The city’s departments of planning and development and transportation are overseeing the Western Avenue Corridor Study, which aims to look at land uses, development patterns and traffic circulation along Western Avenue between Addison and Howard streets. 

The 5-mile stretch of Western cuts through portions of North Center, Ravenswood, Lincoln Square and West Ridge. The study is funded by a combination of TIF districts. 

The survey started collecting responses in December, and it is open through Jan. 31. More than 1,500 responses have been recorded. 

“Western Avenue is probably one of the most important north-to-south arterial avenues in the city,” Maurice Cox, the city’s planing commissioner, said at a community meeting Wednesday. 

The survey asks people who live and work nearby to identify the biggest draws and challenges of the roadway.
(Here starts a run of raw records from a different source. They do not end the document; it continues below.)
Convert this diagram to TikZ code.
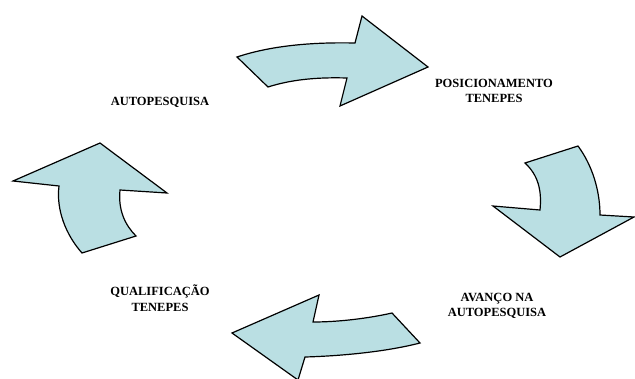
\documentclass[tikz,border=0pt]{standalone}
\usepackage{fontspec}
\setmainfont{Liberation Serif}
\usepackage{xcolor}
\definecolor{arrowfill}{RGB}{186,223,227}

\begin{document}
\begin{tikzpicture}[x=1pt,y=-1pt,
  curvedarrow/.style={draw=black, fill=arrowfill, line width=1.2pt, line join=miter},
  steplabel/.style={font=\bfseries\fontsize{12.5}{15.5}\selectfont, align=center, inner sep=0pt}]
\useasboundingbox (0,0) rectangle (635,378);
% top arrow
\draw[curvedarrow] (237,57) .. controls (270,46) and (310,42) .. (355,43)
  -- (362,16) -- (428,67) -- (340,106) -- (347,78)
  .. controls (315,77) and (290,80) .. (268,87) -- cycle;
% right arrow
\draw[curvedarrow] (525,163) -- (578,146)
  .. controls (592,165) and (600,190) .. (600,215)
  -- (634,217) -- (560,257) -- (493,206) -- (540,210)
  .. controls (542,190) and (538,175) .. cycle;
% bottom arrow
\draw[curvedarrow] (392,313) -- (420,343)
  .. controls (385,352) and (340,356) .. (305,357)
  -- (298,380) -- (232,333) -- (319,295) -- (313,322)
  .. controls (340,322) and (370,318) .. cycle;
% left arrow
\draw[curvedarrow] (82,253) -- (136,236)
  .. controls (125,225) and (118,210) .. (120,190)
  -- (167,193) -- (100,143) -- (13,181) -- (59,186)
  .. controls (56,210) and (66,235) .. cycle;
% labels
\node[steplabel] (autopesquisa) at (160,102) {AUTOPESQUISA};
\node[steplabel] (posicionamento) at (494,91) {POSICIONAMENTO\\TENEPES};
\node[steplabel] (avanco) at (497,306) {AVANÇO NA\\AUTOPESQUISA};
\node[steplabel] (qualificacao) at (160,298) {QUALIFICAÇÃO\\TENEPES};
\end{tikzpicture}
\end{document}
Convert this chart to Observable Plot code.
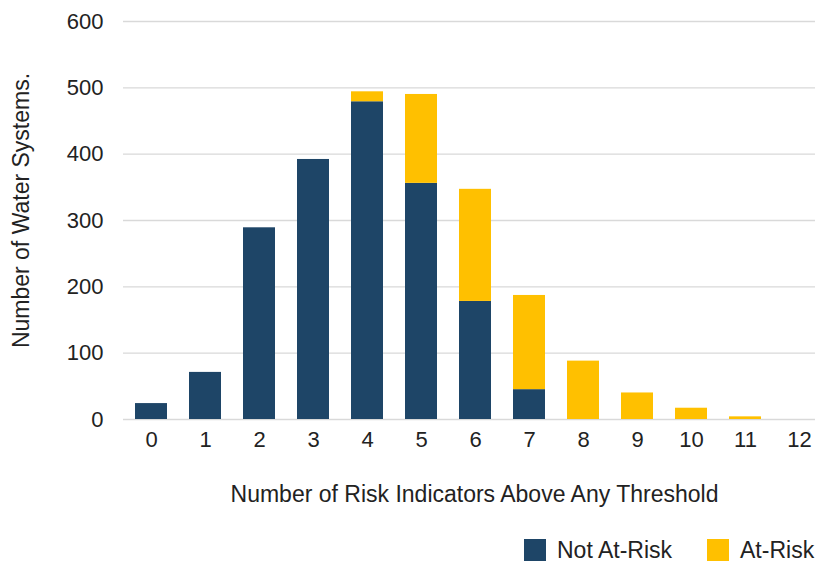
<!DOCTYPE html>
<html>
<head>
<meta charset="utf-8">
<script src="https://cdn.jsdelivr.net/npm/d3@7"></script>
<script src="https://cdn.jsdelivr.net/npm/@observablehq/plot@0.6"></script>
<style>
  body { margin: 0; background: #fff; font-family: "Liberation Sans", Arial, sans-serif; }
  #wrap { position: relative; width: 815px; height: 564px; overflow: hidden; }
  #legend { position: absolute; left: 524px; top: 539px; display: flex; align-items: center; font-size: 23px; line-height: 22px; color: #222; white-space: nowrap; }
  #legend .sw { width: 22px; height: 22px; display: inline-block; margin-right: 11px; }
  #legend .item { display: flex; align-items: center; margin-right: 35px; }
  #legend .item:last-child { margin-right: 0; }
</style>
</head>
<body>
<div id="wrap"><div id="legend"></div></div>
<script>
const categories = ["0","1","2","3","4","5","6","7","8","9","10","11","12"];
const notAtRisk = [24, 71, 289, 392, 479, 356, 178, 45, 0, 0, 0, 0, 0];
const atRisk    = [0, 0, 0, 0, 15, 134, 169, 142, 88, 40, 17, 4, 0];
const series = ["Not At-Risk", "At-Risk"];
const colors = ["#1e4567", "#ffc000"];
const yTicks = [0, 100, 200, 300, 400, 500, 600];
const xLabel = "Number of Risk Indicators Above Any Threshold";
const yLabel = "Number of Water Systems.";

const rows = [];
categories.forEach((c, i) => rows.push({k: c, s: series[0], v: notAtRisk[i]}));
categories.forEach((c, i) => rows.push({k: c, s: series[1], v: atRisk[i]}));

const chart = Plot.plot({
  width: 815, height: 515,
  marginTop: 21, marginBottom: 96, marginLeft: 123, marginRight: 0,
  style: {fontFamily: "'Liberation Sans', Arial, sans-serif", fontSize: "22px", color: "#222", background: "white"},
  x: {domain: categories, paddingInner: 0.407, paddingOuter: 0.11, align: 1, label: null},
  y: {domain: [0, 600], label: null},
  color: {domain: series, range: colors},
  marks: [
    Plot.gridY(yTicks, {stroke: "#d9d9d9", strokeOpacity: 1, strokeWidth: 1.3}),
    Plot.barY(rows, {x: "k", y: "v", fill: "s"}),
    Plot.axisX({tickSize: 0, tickPadding: 12, label: null}),
    Plot.axisY(yTicks, {tickSize: 0, tickPadding: 20, label: null}),
    Plot.text([xLabel], {frameAnchor: "bottom", lineAnchor: "middle", textAnchor: "middle", fontSize: 23, dy: 75, dx: 5}),
    Plot.text([yLabel], {frameAnchor: "left", lineAnchor: "middle", textAnchor: "middle", fontSize: 23, rotate: -90, dx: -102, dy: -10})
  ]
});
const wrap = document.getElementById("wrap");
wrap.insertBefore(chart, wrap.firstChild);

const legend = document.getElementById("legend");
series.forEach((s, i) => {
  const item = document.createElement("div");
  item.className = "item";
  const sw = document.createElement("span");
  sw.className = "sw";
  sw.style.background = colors[i];
  item.appendChild(sw);
  item.appendChild(document.createTextNode(s));
  legend.appendChild(item);
});
</script>
</body>
</html>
Residents also have open space in the survey to share ideas about how officials can improve the overall look, design and function of the thoroughfare.

Credit: Provided
Survey respondent demographics presented Jan. 27, 2021.

The street is very busy and has historically been so “auto-centric” that its design has often overlooked pedestrians, Cox said.

Once the study is complete, it will help the city decide how to increase density, promote a greater mix of land uses and improve pedestrian safety, among other things. 

“We know that there are particular intersections, Lawrence and Western come to mind as well as some due south of there, where folks feel like Western is a real dividing line,” Ald. Matt Martin (47th) said. 

Credit: Provided
Early survey findings presented Jan. 27, 2021.

“This is the kind of thing you only see once in a lifetime,” Ald. Andre Vasquez (40th) said. 

The study is expected to conclude this summer with a presentation of its goals and strategies to the city’s plan commission.